W ramach porozumienia zawartego między obu prezydentami Białoruś otrzyma rosyjskie samoloty, które będą czuwać nad zapewnieniem ochrony przestrzeni powietrznej nad wspólnymi granicami konfederacji Związku Białorusi i Rosji.

Po spotkaniu Łukaszenka powiedział, że pod dyskusję poddanych zostało wiele kwestii związanych z Siłami Powietrznymi. Nie kryjąc zadowolenia z przebiegu rozmów, skonkludował: „Poprosiłem o pomoc i ją otrzymałem”.
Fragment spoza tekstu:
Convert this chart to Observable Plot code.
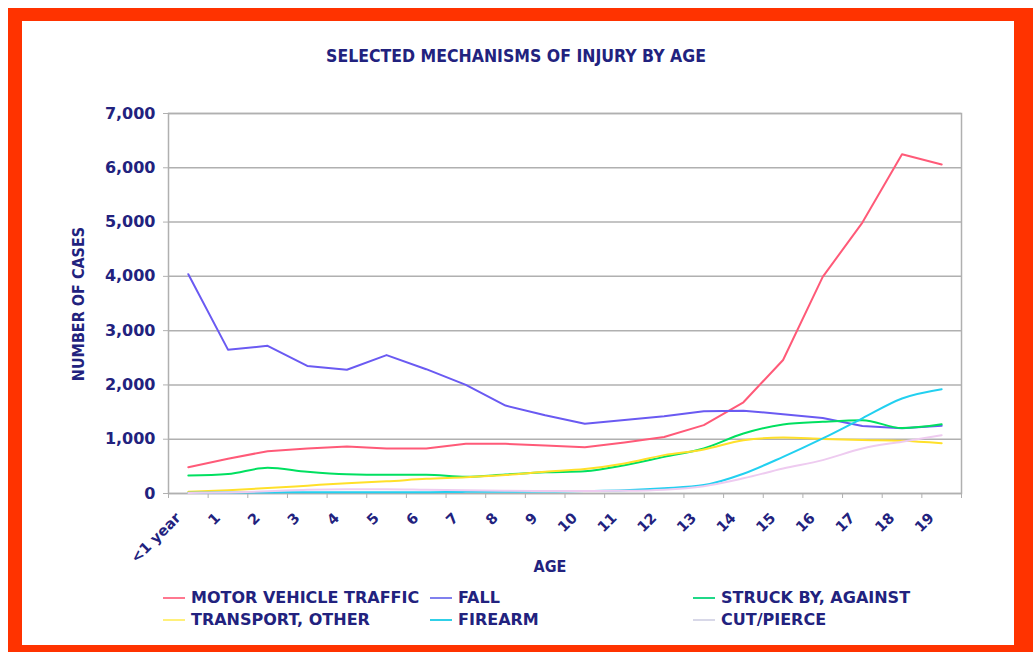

Powodem wystosowania przez Białoruś zapytania odnośnie rosyjskiej pomocy są kłopoty z własnym sprzętem pozostającym w służbie, który jest przestarzały i wyeksploatowany. „Możemy nadal z nich korzystać, jeśli wybuchnie wojna, ale w czasie pokoju potrzebujemy nowoczesnego sprzętu”. Tymi słowami białoruski prezydent uzasadnił swoją prośbę do sojusznika.

Według oficjalnych danych, białoruskie Siły Powietrzne mają na stanie trzydzieści osiem sowieckich maszyn MiG-29 i siedemnaście myśliwców przechwytujących Su-27, zdolnych wykonywać misji patrolowych w przestrzeni powietrznej.